Exeter City FC has had pan-disability teams for 12 years and players are on the increase.

The men’s disability Premiership team, managed by John Coles, is a seven-a-side team and constitutes guys with mental health and learning difficulties, “though you’d never suspect by watching them play football”.

The club is part of the Devon FA disability league, which provides a more structured environment for people with wide-ranging disabilities to play.

Exeter City FC is one of the most disabled friendly venues in the UK, and one of the best providers of disability football of the 92 league clubs countrywide. “For a fan owned club, without tons of money, we punch above our weight,” says Will, who is clearly passionate about the benefits football is bringing to his players’ lives.

The club also runs a free weekly session for people suffering with mental health related issues including drug and alcohol abuse, for which some participants may be homeless. It’s open to anyone who wants to go.

“They know they have one hour of football a week to look forward to,” Will says. “For that hour, they can forget whatever is going on in their lives.

“Benefits include the structure it brings to their lives, the social aspect and the positive effect physical exercise has on their mental health.

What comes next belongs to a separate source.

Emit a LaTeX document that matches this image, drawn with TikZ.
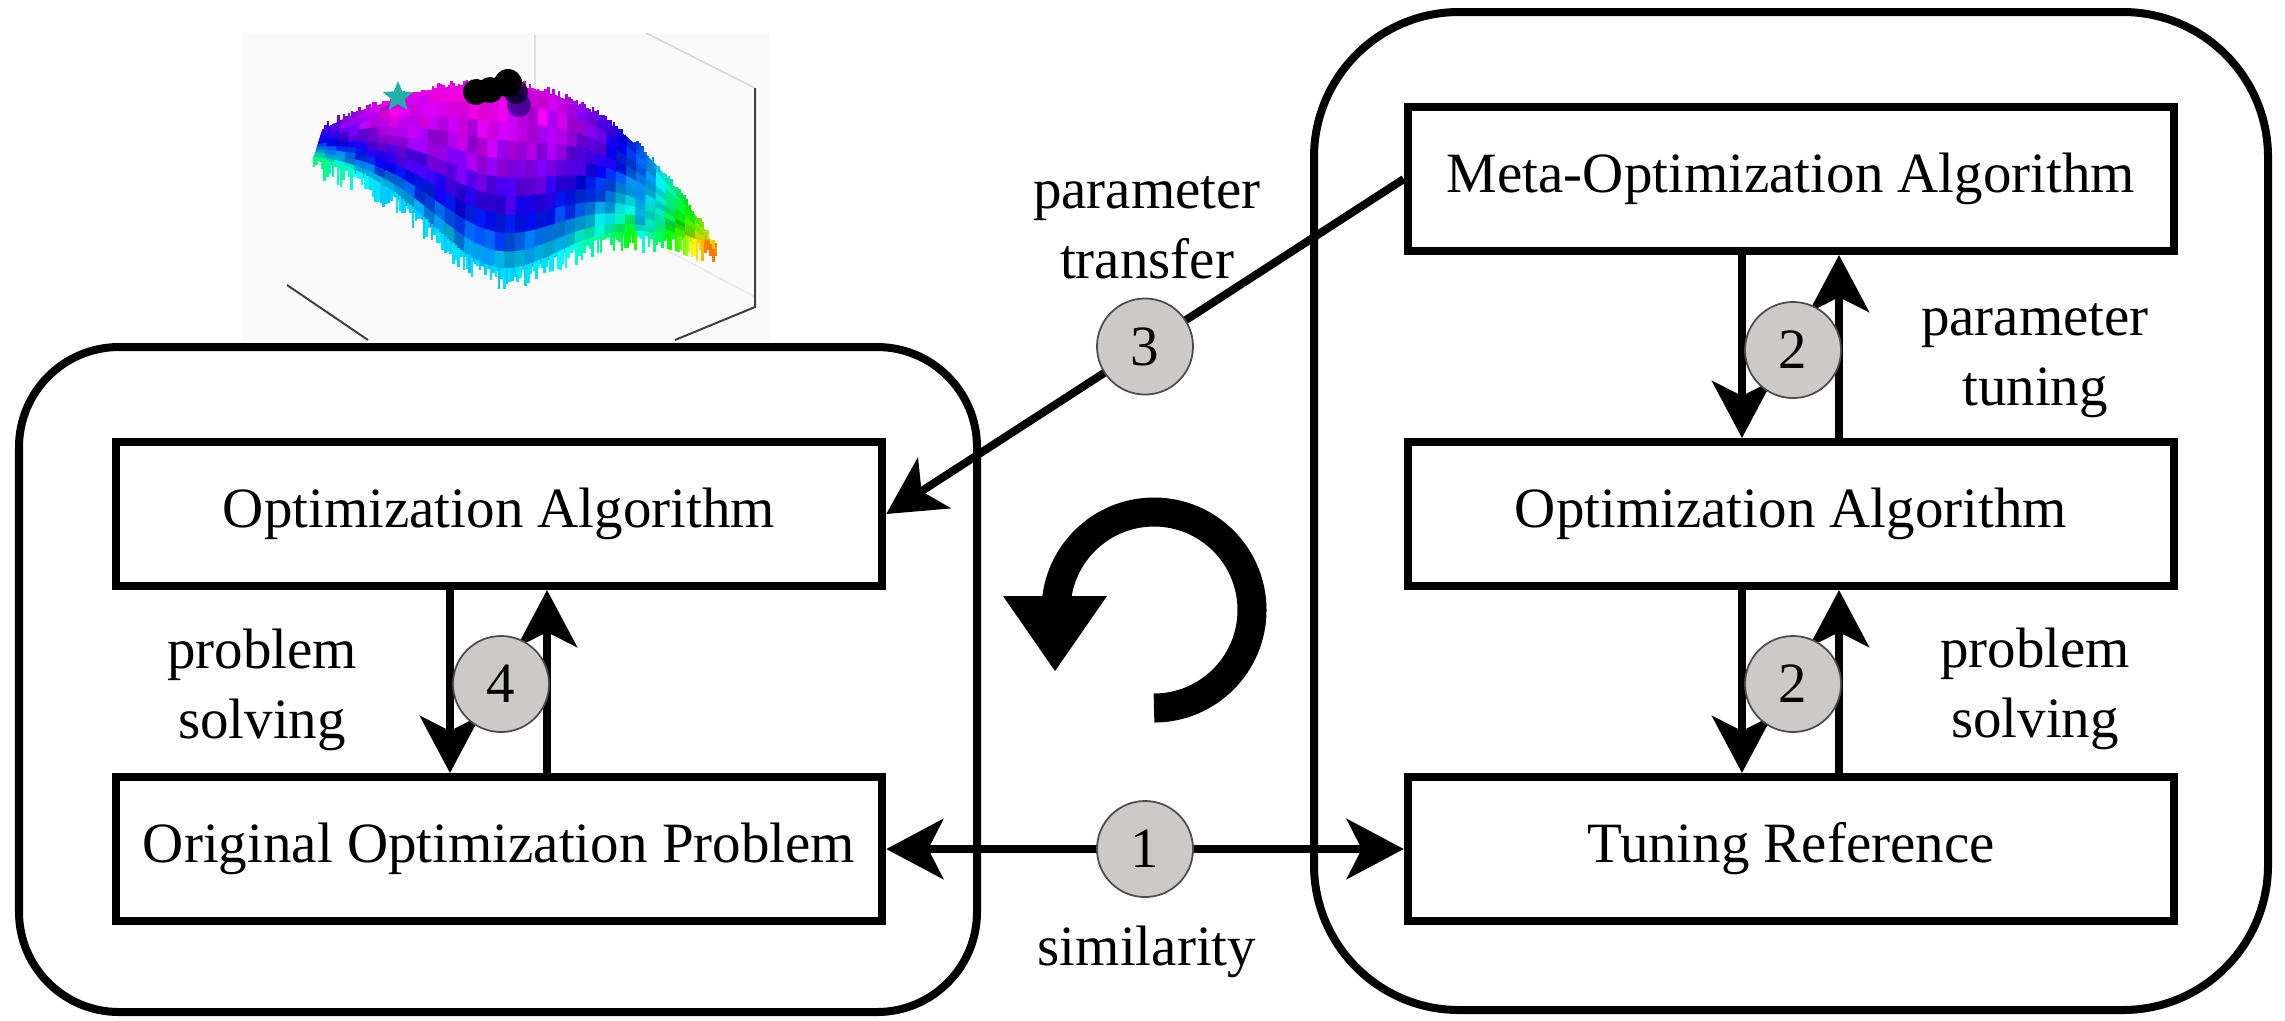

“What I’ve noticed is that, our players in the Ability Counts league are far more tolerant then most, because of their own issues. I learn a lot from their outlook and attitude.

“To be able to play football is a massive deal,” Will adds. “A lot of our members may face limitations elsewhere in their lives, for example they may not be able to work or drive, so for them to play football in a non-judgemental and supportive environment is fulfilling both mentally and physically.

“Knowing their backgrounds, I feel strongly that football is more than just a game for them.”



Fact file

Exeter’s Ability Counts teams are part of Exeter City FC’s charitable arm, the Exeter City Community Trust (formerly Exeter City FC Football in the Community), and has to secure its own funding.

The league has around 90 members and includes five adult men’s teams, an adult women’s team, an adult deaf team and an adult wheelchair team with eight players.

Plans are in place for a youth deaf team for the coming season and players are currently being sought for the amputee team.

Will Allan’s role as disability officer for the club, has been secured for three years due to funding from the English Football League Trust’s Every Player Counts programme.